В то время как вся французская армия имела целью нанесение удара в восточном направлении, ему вменялось в обязанность защищать неприкрытый фланг Франции от удара, который, по его мнению, должен был её погубить. Ланрезак считал, что на его долю выпала самая тяжёлая задача – хотя главный штаб придерживался другого мнения – при самых малых средствах. Его настроение не улучшилось от того, что ему предстояло действовать совместно с двумя независимыми армиями – английской и бельгийской, командующие которых были выше чином и совершенно ему незнакомы. Солдаты Ланрезака должны были совершить в августовскую жару восьмидесятимильный марш за пять дней, и даже если им удастся достичь Самбры раньше немцев, он боялся, что окажется всё равно слишком поздно. Немцы выйдут к реке такими силами, что остановить их будет невозможно.

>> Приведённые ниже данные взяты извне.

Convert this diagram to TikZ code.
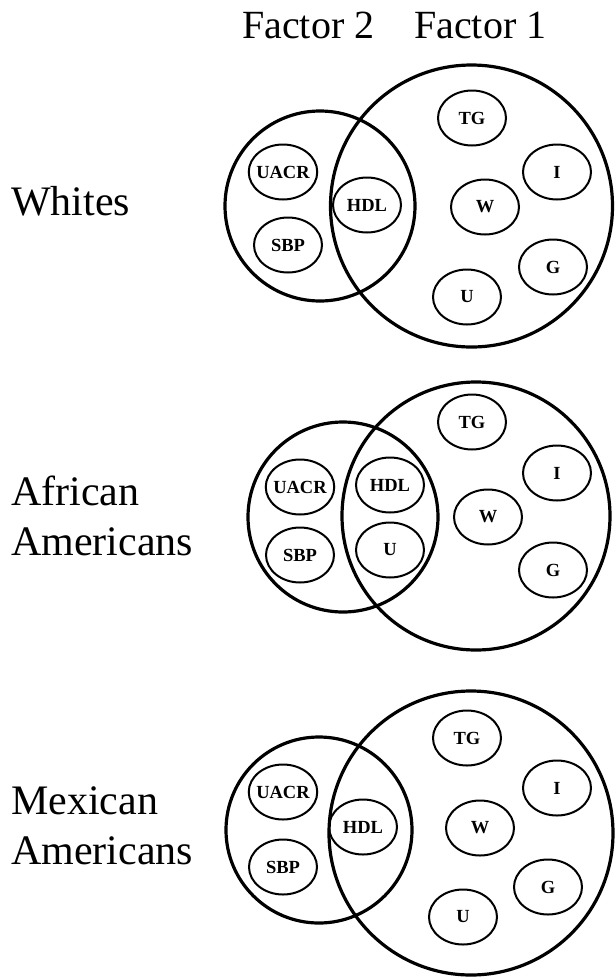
\documentclass[tikz,border=0pt]{standalone}
\usepackage{fontspec}
\setmainfont{Liberation Serif}
\usepackage{tikz}
\usetikzlibrary{shapes.geometric}

\begin{document}
\begin{tikzpicture}[
      x=1pt, y=-1pt,
      ring/.style={draw, circle, line width=3.2pt, inner sep=0pt},
      item/.style={draw, ellipse, line width=2pt, inner ysep=0pt, inner xsep=-2.5pt,
                   minimum width=68pt, minimum height=55pt,
                   font=\fontsize{18.5}{22}\selectfont\bfseries},
      group/.style={anchor=west, inner sep=0pt, align=left,
                    font=\fontsize{42}{50}\selectfont},
      factor/.style={anchor=base west, inner sep=0pt,
                     font=\fontsize{40}{48}\selectfont},
    ]
    \useasboundingbox (0,0) rectangle (614,978);

    \node[factor] (fac2) at (242,38) {Factor 2};
    \node[factor] (fac1) at (414,38) {Factor 1};

    \node[group, anchor=base west] (whites) at (11,215) {Whites};
    \node[group] (afram) at (11,516) {African\\Americans};
    \node[group] (mexam) at (11,826) {Mexican\\Americans};

    % Whites
    \node[ring, minimum size=282pt] (w-f1) at (471.5,206) {};
    \node[ring, minimum size=190pt] (w-f2) at (320,206) {};
    \node[item] (w-uacr) at (283,172) {UACR};
    \node[item] (w-sbp) at (288,245) {SBP};
    \node[item] (w-hdl) at (367,205) {HDL};
    \node[item] (w-tg) at (472,118) {TG};
    \node[item] (w-i) at (557,172) {I};
    \node[item] (w-w) at (485,207) {W};
    \node[item] (w-g) at (553,267) {G};
    \node[item] (w-u) at (467,297) {U};

    % African Americans
    \node[ring, minimum size=268pt] (aa-f1) at (476,516) {};
    \node[ring, minimum size=190pt] (aa-f2) at (343,517) {};
    \node[item] (aa-uacr) at (300,487) {UACR};
    \node[item] (aa-sbp) at (300,555) {SBP};
    \node[item] (aa-hdl) at (390,485) {HDL};
    \node[item] (aa-u) at (390,550) {U};
    \node[item] (aa-tg) at (472,422) {TG};
    \node[item] (aa-i) at (557,473) {I};
    \node[item] (aa-w) at (488,517) {W};
    \node[item] (aa-g) at (553,570) {G};

    % Mexican Americans
    \node[ring, minimum size=284pt] (ma-f1) at (471,833) {};
    \node[ring, minimum size=186pt] (ma-f2) at (319,830) {};
    \node[item] (ma-uacr) at (283,792) {UACR};
    \node[item] (ma-sbp) at (283,867) {SBP};
    \node[item] (ma-hdl) at (363,827) {HDL};
    \node[item] (ma-tg) at (467,738) {TG};
    \node[item] (ma-i) at (557,788) {I};
    \node[item] (ma-w) at (480,828) {W};
    \node[item] (ma-g) at (548,887) {G};
    \node[item] (ma-u) at (463,917) {U};
  \end{tikzpicture}
\end{document}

И куда же запропастились англичане, которые должны быть у него на левом фланге? До сих пор их ещё никто не видел. Хотя Ланрезак и мог узнать точное местонахождение союзников в главном штабе, он больше не верил штабистам и мрачно подозревал, что Франция оказалась жертвой какого-то хитрого английского трюка. Либо британские экспедиционные силы суть миф, либо они доигрывали последний матч в крикет перед тем, как вступить в войну, но в существование экспедиционных сил он поверит только тогда, когда их своими глазами увидит кто-нибудь из его офицеров. Ежедневно – и безрезультатно – высылались разведывательные дозоры, в состав которых почему-то входил английский офицер связи при 5‑й армии лейтенант Спирс (весьма странное занятие для офицера связи, которое, кстати, Спирс так и не объяснил в своей знаменитой книге). Им не удалось обнаружить ни одного солдата в хаки. Отсутствие англичан всё больше усиливало тревогу Ланрезака, усугубляя ощущение надвигающейся опасности. «Моё беспокойство, – писал он, – достигло предела».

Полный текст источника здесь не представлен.